Small Steps to Big Results - Diving into Pandas
What is Pandas?
Pandas is a Python library that helps you work with data easily. Machine learning depends on good data, and Pandas is one of the best tools to organize and analyze that data. Think of it as an Excel on steroids, but one that works better with huge datasets and complex operations.
Pandas is built around two key structures:
Why is Pandas Important for Machine Learning?
In machine learning, the quality of data can make or break a project. Raw data can often be messy, incomplete, or hard to work with. Pandas helps clean, transform, and prepare data to be used by machine learning models.
Common Uses of Pandas in Machine Learning:
df.dropna() # Removes rows with missing data
df['Age_in_Years'] = df['Age'] * 365 # Convert ages to days
df.describe() # Get statistics like mean, max, and count
Real-World Example: Cleaning Customer Data
Imagine you manage customer data for a small retail company. Your dataset includes customer names, ages, and purchase history, but some rows have missing values, and others have incorrect information.

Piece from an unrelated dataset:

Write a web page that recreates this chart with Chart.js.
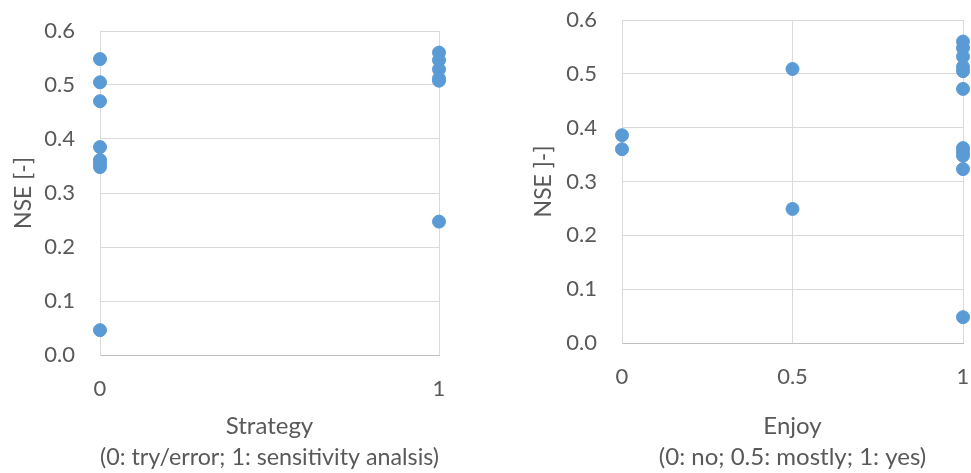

Using Pandas, you can clean up this data efficiently:
import pandas as pd
# Create a DataFrame
data = {'Name': ['Alice', 'Bob', None], 'Age': [25, 30, 35], 'Purchase': [100, 150, None]}
df = pd.DataFrame(data)
# Clean up the missing data
df_cleaned = df.dropna() # Removes rows with missing data
With just a few lines of code, you’ve cleaned your dataset, which is now ready to be used for machine learning.
Working with DataFrames
A DataFrame is like a supercharged Excel spreadsheet. It's a table where you can easily manipulate data. Here's how you create a basic DataFrame:
import pandas as pd
# Create a simple DataFrame
data = {'Name': ['Alice', 'Bob', 'Charlie'], 'Age': [25, 30, 35]}
df = pd.DataFrame(data)
print(df)
This will output:
Name Age
0 Alice 25
1 Bob 30
2 Charlie 35
You can now filter, sort, and manipulate this data however you like. For example, if you wanted to filter by age:
df_filtered = df[df['Age'] > 28] # Get people older than 28
Using iloc to Access Data
Pandas also makes it easy to access specific rows and columns. The iloc function allows you to select data based on its position.
Example:
# Get the first row
print(df.iloc[0])
This will give you all the information for the first row. You can also select specific elements:
# Get the first row, second column (Bob's age)
print(df.iloc[1, 1])
Slicing DataFrames
Slicing lets you take a subset of your data. For instance, if you want the first two rows:
df_sliced = df.iloc[0:2]
This will return the first two rows:
Name Age
0 Alice 25
1 Bob 30
You can also slice columns. If you want to get the "Age" and "Salary" columns:
df_sliced = df.iloc[:, 1:3]
Conclusion
Pandas is an essential tool for anyone working with data, and it’s especially important in machine learning. For IT leaders, mastering Pandas means having the power to clean, manipulate, and explore data quickly, giving you the insights you need for smarter decisions. Whether it’s filtering, slicing, or analyzing data, Pandas makes managing information a breeze.